The rise of Infantino, whom the New York Times reported is in a two-horse race with Asian soccer leader Shaikh Salman Bin Ebrahim Al Khalifa, is a sign of a changing of the guard in global soccer. Platini had been all but anointed as Blatter’s successor; Salman and Infantino only entered the race as Platini’s bid fell apart.
On Monday, Infantino, and another candidate, Prince Ali bin Al-Hussein, pitched their platforms to South American officials at the Conmebol meeting. They gathered at a Conmebol-owned hotel in Paraguay, where a commemorative plaque bears the names of 11 soccer officials -- all but one who have been implicated in the U.S. criminal probe into decades-long soccer corruption.

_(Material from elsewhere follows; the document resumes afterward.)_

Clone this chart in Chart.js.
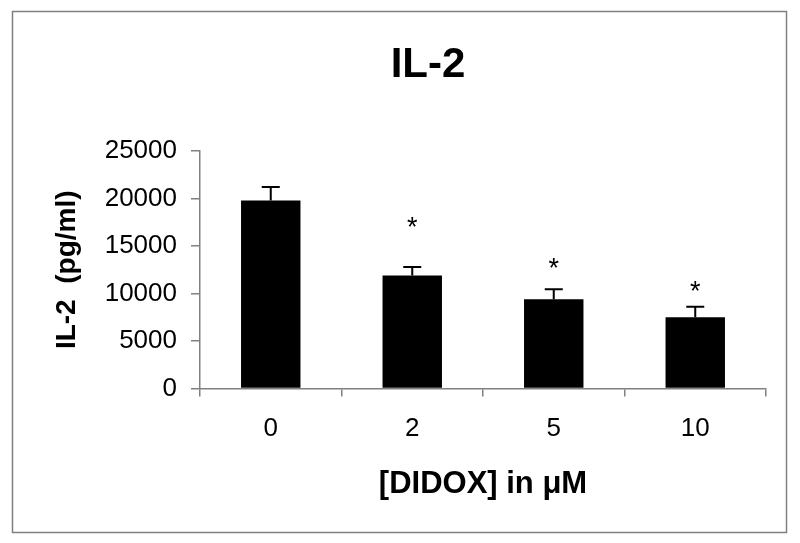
<!DOCTYPE html>
<html>
<head>
<meta charset="utf-8">
<script src="https://cdn.jsdelivr.net/npm/chart.js@4.4.1/dist/chart.umd.min.js"></script>
<style>
  html, body { margin: 0; padding: 0; background: #fff; }
  #wrap { width: 800px; height: 543px; position: relative; }
</style>
</head>
<body>
<div id="wrap"><canvas id="il2Chart"></canvas></div>
<script>
// Data
const chartTitle = 'IL-2';
const doses = ['0', '2', '5', '10'];
const il2Means = [19800, 11900, 9400, 7500];
const il2Errors = [1400, 900, 1050, 1100];
const starValues = [null, 17400, 13100, 10600];
const yTicks = [0, 5000, 10000, 15000, 20000, 25000];

const FONT = '"Liberation Sans", Arial, Helvetica, sans-serif';
const AXIS_GREY = '#808080';

// Frame round the whole picture, plus the big title
const framePlugin = {
    id: 'frame',
    afterDraw(chart) {
        const ctx = chart.ctx;
        ctx.save();
        ctx.strokeStyle = AXIS_GREY;
        ctx.lineWidth = 1.5;
        ctx.strokeRect(12.5, 11.5, 774, 521);

        ctx.fillStyle = '#000';
        ctx.font = 'bold 42px ' + FONT;
        ctx.textAlign = 'center';
        ctx.textBaseline = 'middle';
        ctx.fillText(chartTitle, 428, 65);
        ctx.restore();
    }
};

// Upper error bars and significance stars
const errorBarPlugin = {
    id: 'errorBars',
    afterDatasetsDraw(chart) {
        const ctx = chart.ctx;
        const meta = chart.getDatasetMeta(0);
        const y = chart.scales.y;
        ctx.save();
        ctx.strokeStyle = '#000';
        ctx.lineWidth = 2;
        meta.data.forEach((bar, i) => {
            const top = y.getPixelForValue(il2Means[i] + il2Errors[i]);
            ctx.beginPath();
            ctx.moveTo(bar.x, bar.y);
            ctx.lineTo(bar.x, top);
            ctx.moveTo(bar.x - 9, top);
            ctx.lineTo(bar.x + 9, top);
            ctx.stroke();

            if (starValues[i] != null) {
                ctx.fillStyle = '#000';
                ctx.font = '27px ' + FONT;
                ctx.textAlign = 'center';
                ctx.textBaseline = 'middle';
                ctx.fillText('*', bar.x, y.getPixelForValue(starValues[i]) + 5);
            }
        });
        ctx.restore();
    }
};

new Chart(document.getElementById('il2Chart'), {
    type: 'bar',
    data: {
        labels: doses,
        datasets: [{
            data: il2Means,
            backgroundColor: '#000',
            borderWidth: 0,
            categoryPercentage: 1,
            barPercentage: 0.42
        }]
    },
    options: {
        responsive: true,
        maintainAspectRatio: false,
        animation: false,
        layout: {
            padding: { left: 50, right: 34, top: 151, bottom: 40 }
        },
        plugins: {
            legend: { display: false },
            tooltip: { enabled: false },
            title: { display: false }
        },
        scales: {
            y: {
                min: 0,
                max: 25000,
                afterBuildTicks(axis) {
                    axis.ticks = yTicks.map(v => ({ value: v }));
                },
                afterFit(axis) {
                    axis.width = 150;
                },
                border: { display: true, color: AXIS_GREY, width: 1.5 },
                grid: {
                    display: true,
                    drawOnChartArea: false,
                    drawTicks: true,
                    tickLength: 9,
                    color: AXIS_GREY,
                    lineWidth: 1.5
                },
                ticks: {
                    color: '#000',
                    padding: 14,
                    font: { family: FONT, size: 26 },
                    callback: (value) => String(value)
                },
                title: {
                    display: true,
                    text: 'IL-2  (pg/ml)',
                    color: '#000',
                    font: { family: FONT, size: 28, weight: 'bold' },
                    padding: { top: 0, bottom: 0 }
                }
            },
            x: {
                border: { display: true, color: AXIS_GREY, width: 1.5 },
                grid: {
                    display: true,
                    offset: true,
                    drawOnChartArea: false,
                    drawTicks: true,
                    tickLength: 8,
                    color: AXIS_GREY,
                    lineWidth: 1.5
                },
                ticks: {
                    color: '#000',
                    padding: 17,
                    font: { family: FONT, size: 26 }
                },
                title: {
                    display: true,
                    text: '[DIDOX] in \u03bcM',
                    color: '#000',
                    font: { family: FONT, size: 31, weight: 'bold' },
                    padding: { top: 4, bottom: 0 }
                }
            }
        }
    },
    plugins: [framePlugin, errorBarPlugin]
});
</script>
</body>
</html>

“Football is going through a very a complicated and difficult situation,” Infantino said, explaining he could have stayed in his comfortable role at UEFA, where annual revenues have grown to more than $2 billion. “The second option is to assume responsibility, show your face and try and do something to save football.”
Infantino’s platform is populist, promising more development grants for FIFA’s members. He also wants to stage the World Cup in multiple countries simultaneously. FIFA makes more than $5 billion from the quadrennial tournament and should devote more of it to develop the sport, he said. He’s pledged to more than double the amount paid to each of the 209 member nations per four-year cycle to $5 million.
Doling out money to member organizations is one of FIFA’s main functions, and during his 17-year presidency, Blatter used the coffers to shore up his own power. Infantino insists his leadership will be different. Specifically, the organization will monitor where the money goes, a marked change at a time when soccer officials from the Cayman Islands to Pakistan face FIFA investigation after millions of dollars failed to translate into improved fields and facilities.
“What I propose is not being generous -- what I propose is the minimum that should be done,” Infantino said. "FIFA should be proud of generating a lot of money, but this money has to serve the development of football. Not thrown out of the window but distributed for development purposes around the world.”